**GIVEN INSTRUCTION**. Transcribe every line exactly and omit anything that is a picture.

**SUPPLIED MATERIAL**.
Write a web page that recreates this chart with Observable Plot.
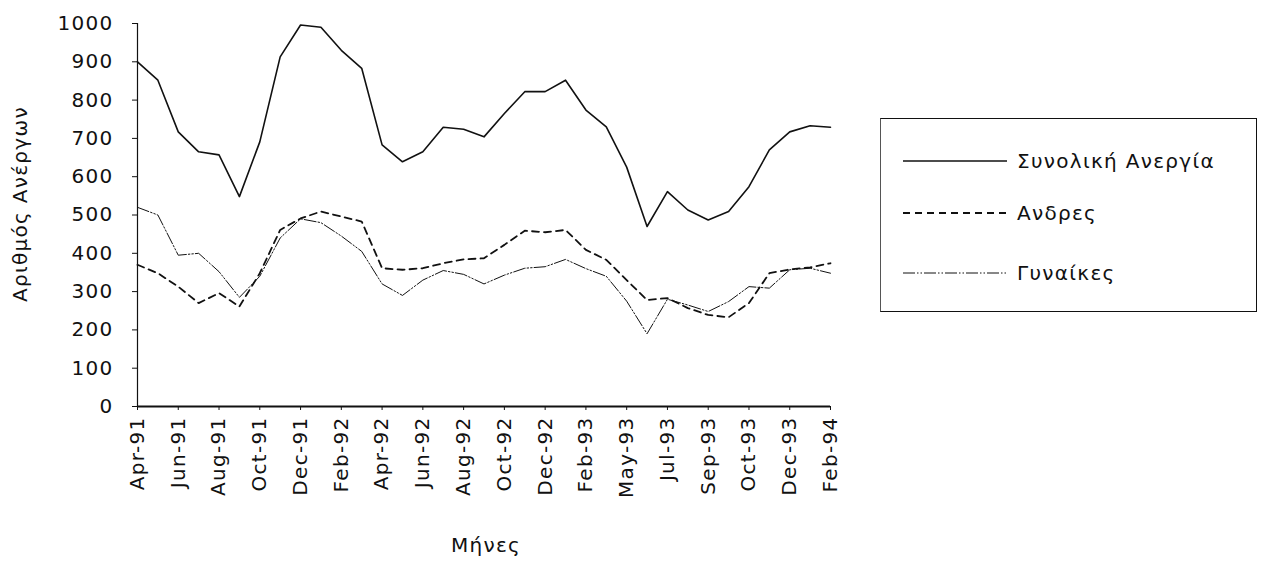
<!DOCTYPE html>
<html><head><meta charset="utf-8">
<script src="https://cdn.jsdelivr.net/npm/d3@7"></script>
<script src="https://cdn.jsdelivr.net/npm/@observablehq/plot@0.6"></script>
<style>
body{margin:0;background:#fff;}
#wrap{position:relative;width:1261px;height:562px;font-family:"DejaVu Sans",sans-serif;color:#111;}
#chart{position:absolute;left:0;top:0;}
#legend{position:absolute;left:880px;top:118px;width:377px;height:194px;box-sizing:border-box;border:1.5px solid #111;border-left:1px solid #555;}
.row{position:absolute;left:22px;height:24px;display:flex;align-items:center;font-size:20px;letter-spacing:1.3px;}
.row svg{margin-right:10px;}
</style></head><body>
<div id="wrap"><div id="chart"></div><div id="legend"></div></div>
<script>
const categories = ["Apr-91","May-91","Jun-91","Jul-91","Aug-91","Sep-91","Oct-91","Nov-91","Dec-91","Jan-92","Feb-92","Mar-92","Apr-92","May-92","Jun-92","Jul-92","Aug-92","Sep-92","Oct-92","Nov-92","Dec-92","Jan-93","Feb-93","Apr-93","May-93","Jun-93","Jul-93","Aug-93","Sep-93","Sep-93","Oct-93","Nov-93","Dec-93","Jan-94","Feb-94"];
const tickIndex = [0,2,4,6,8,10,12,14,16,18,20,22,24,26,28,30,32,34];
const tickLabels = ["Apr-91","Jun-91","Aug-91","Oct-91","Dec-91","Feb-92","Apr-92","Jun-92","Aug-92","Oct-92","Dec-92","Feb-93","May-93","Jul-93","Sep-93","Oct-93","Dec-93","Feb-94"];
const total = [900,852,717,665,657,548,691,913,996,990,930,883,683,639,665,729,724,704,765,822,822,852,774,730,625,470,561,513,487,509,574,670,717,733,729];
const men   = [370,348,313,270,296,261,348,461,491,509,496,483,361,357,361,374,384,387,422,459,455,461,409,383,330,278,283,257,239,233,270,348,358,363,374];
const women = [520,500,395,400,352,285,340,440,490,480,445,405,320,290,330,355,345,320,343,361,365,384,360,340,275,190,280,265,248,274,313,309,357,361,348];
const seriesNames = ["Συνολική Ανεργία","Ανδρες","Γυναίκες"];
const yTicks = [0,100,200,300,400,500,600,700,800,900,1000];
const axisTitles = {x:"Μήνες", y:"Αριθμός Ανέργων"};

const styles = {
  [seriesNames[0]]: {strokeWidth:1.6, dash:null},
  [seriesNames[1]]: {strokeWidth:1.8, dash:"7,5"},
  [seriesNames[2]]: {strokeWidth:1, dash:"12,2,1.5,2,1.5,2"}
};
const values = [total, men, women];
const rows = [];
seriesNames.forEach((s,k)=>values[k].forEach((v,i)=>rows.push({i, m:categories[i], s, v})));

const lineMark = s => Plot.lineY(rows.filter(d=>d.s===s), {x:"i", y:"v", stroke:"#111", strokeWidth:styles[s].strokeWidth, strokeDasharray:styles[s].dash || undefined});

const chart = Plot.plot({
  width: 860, height: 562,
  marginLeft: 137, marginRight: 30, marginTop: 23, marginBottom: 156,
  style: {fontSize:"20px", fontFamily:"'DejaVu Sans',sans-serif", color:"#111", background:"transparent", letterSpacing:"1.3px"},
  x: {type:"linear", domain:[0,34], ticks: tickIndex, tickFormat: i => tickLabels[tickIndex.indexOf(i)], tickRotate:-90, tickSize:4, tickPadding:6, label:null},
  y: {domain:[0,1000], ticks: yTicks, tickFormat: d => String(d), tickSize:5, tickPadding:19, label:null},
  marks: [
    Plot.ruleX([0], {stroke:"#111", strokeWidth:1.2}),
    Plot.ruleY([0], {stroke:"#111", strokeWidth:2.2}),
    lineMark(seriesNames[2]),
    lineMark(seriesNames[1]),
    lineMark(seriesNames[0]),
    Plot.text([axisTitles.y], {text:d=>d, frameAnchor:"left", textAnchor:"middle", lineAnchor:"middle", rotate:-90, dx:-117, dy:-11, fontSize:20, fill:"#111"}),
    Plot.text([axisTitles.x], {text:d=>d, frameAnchor:"bottom", textAnchor:"middle", dy:145, dx:2, fontSize:20, fill:"#111"})
  ]
});
document.getElementById("chart").appendChild(chart);

const legend = document.getElementById("legend");
const rowTops = [30, 82, 142];
seriesNames.forEach((s,k)=>{
  const div = document.createElement("div");
  div.className = "row";
  div.style.top = rowTops[k] + "px";
  const st = styles[s];
  div.innerHTML = `<svg width="104" height="10"><line x1="0" x2="104" y1="5" y2="5" stroke="#111" stroke-width="${st.strokeWidth}" ${st.dash?`stroke-dasharray="${st.dash}"`:""}/></svg><span>${s}</span>`;
  legend.appendChild(div);
});
</script>
</body></html>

**EXERCISE SOLUTION**.
Write a web page that recreates this chart with Observable Plot.
<!DOCTYPE html>
<html><head><meta charset="utf-8">
<script src="https://cdn.jsdelivr.net/npm/d3@7"></script>
<script src="https://cdn.jsdelivr.net/npm/@observablehq/plot@0.6"></script>
<style>
body{margin:0;background:#fff;}
#wrap{position:relative;width:1261px;height:562px;font-family:"DejaVu Sans",sans-serif;color:#111;}
#chart{position:absolute;left:0;top:0;}
#legend{position:absolute;left:880px;top:118px;width:377px;height:194px;box-sizing:border-box;border:1.5px solid #111;border-left:1px solid #555;}
.row{position:absolute;left:22px;height:24px;display:flex;align-items:center;font-size:20px;letter-spacing:1.3px;}
.row svg{margin-right:10px;}
</style></head><body>
<div id="wrap"><div id="chart"></div><div id="legend"></div></div>
<script>
const categories = ["Apr-91","May-91","Jun-91","Jul-91","Aug-91","Sep-91","Oct-91","Nov-91","Dec-91","Jan-92","Feb-92","Mar-92","Apr-92","May-92","Jun-92","Jul-92","Aug-92","Sep-92","Oct-92","Nov-92","Dec-92","Jan-93","Feb-93","Apr-93","May-93","Jun-93","Jul-93","Aug-93","Sep-93","Sep-93","Oct-93","Nov-93","Dec-93","Jan-94","Feb-94"];
const tickIndex = [0,2,4,6,8,10,12,14,16,18,20,22,24,26,28,30,32,34];
const tickLabels = ["Apr-91","Jun-91","Aug-91","Oct-91","Dec-91","Feb-92","Apr-92","Jun-92","Aug-92","Oct-92","Dec-92","Feb-93","May-93","Jul-93","Sep-93","Oct-93","Dec-93","Feb-94"];
const total = [900,852,717,665,657,548,691,913,996,990,930,883,683,639,665,729,724,704,765,822,822,852,774,730,625,470,561,513,487,509,574,670,717,733,729];
const men   = [370,348,313,270,296,261,348,461,491,509,496,483,361,357,361,374,384,387,422,459,455,461,409,383,330,278,283,257,239,233,270,348,358,363,374];
const women = [520,500,395,400,352,285,340,440,490,480,445,405,320,290,330,355,345,320,343,361,365,384,360,340,275,190,280,265,248,274,313,309,357,361,348];
const seriesNames = ["Συνολική Ανεργία","Ανδρες","Γυναίκες"];
const yTicks = [0,100,200,300,400,500,600,700,800,900,1000];
const axisTitles = {x:"Μήνες", y:"Αριθμός Ανέργων"};

const styles = {
  [seriesNames[0]]: {strokeWidth:1.6, dash:null},
  [seriesNames[1]]: {strokeWidth:1.8, dash:"7,5"},
  [seriesNames[2]]: {strokeWidth:1, dash:"12,2,1.5,2,1.5,2"}
};
const values = [total, men, women];
const rows = [];
seriesNames.forEach((s,k)=>values[k].forEach((v,i)=>rows.push({i, m:categories[i], s, v})));

const lineMark = s => Plot.lineY(rows.filter(d=>d.s===s), {x:"i", y:"v", stroke:"#111", strokeWidth:styles[s].strokeWidth, strokeDasharray:styles[s].dash || undefined});

const chart = Plot.plot({
  width: 860, height: 562,
  marginLeft: 137, marginRight: 30, marginTop: 23, marginBottom: 156,
  style: {fontSize:"20px", fontFamily:"'DejaVu Sans',sans-serif", color:"#111", background:"transparent", letterSpacing:"1.3px"},
  x: {type:"linear", domain:[0,34], ticks: tickIndex, tickFormat: i => tickLabels[tickIndex.indexOf(i)], tickRotate:-90, tickSize:4, tickPadding:6, label:null},
  y: {domain:[0,1000], ticks: yTicks, tickFormat: d => String(d), tickSize:5, tickPadding:19, label:null},
  marks: [
    Plot.ruleX([0], {stroke:"#111", strokeWidth:1.2}),
    Plot.ruleY([0], {stroke:"#111", strokeWidth:2.2}),
    lineMark(seriesNames[2]),
    lineMark(seriesNames[1]),
    lineMark(seriesNames[0]),
    Plot.text([axisTitles.y], {text:d=>d, frameAnchor:"left", textAnchor:"middle", lineAnchor:"middle", rotate:-90, dx:-117, dy:-11, fontSize:20, fill:"#111"}),
    Plot.text([axisTitles.x], {text:d=>d, frameAnchor:"bottom", textAnchor:"middle", dy:145, dx:2, fontSize:20, fill:"#111"})
  ]
});
document.getElementById("chart").appendChild(chart);

const legend = document.getElementById("legend");
const rowTops = [30, 82, 142];
seriesNames.forEach((s,k)=>{
  const div = document.createElement("div");
  div.className = "row";
  div.style.top = rowTops[k] + "px";
  const st = styles[s];
  div.innerHTML = `<svg width="104" height="10"><line x1="0" x2="104" y1="5" y2="5" stroke="#111" stroke-width="${st.strokeWidth}" ${st.dash?`stroke-dasharray="${st.dash}"`:""}/></svg><span>${s}</span>`;
  legend.appendChild(div);
});
</script>
</body></html>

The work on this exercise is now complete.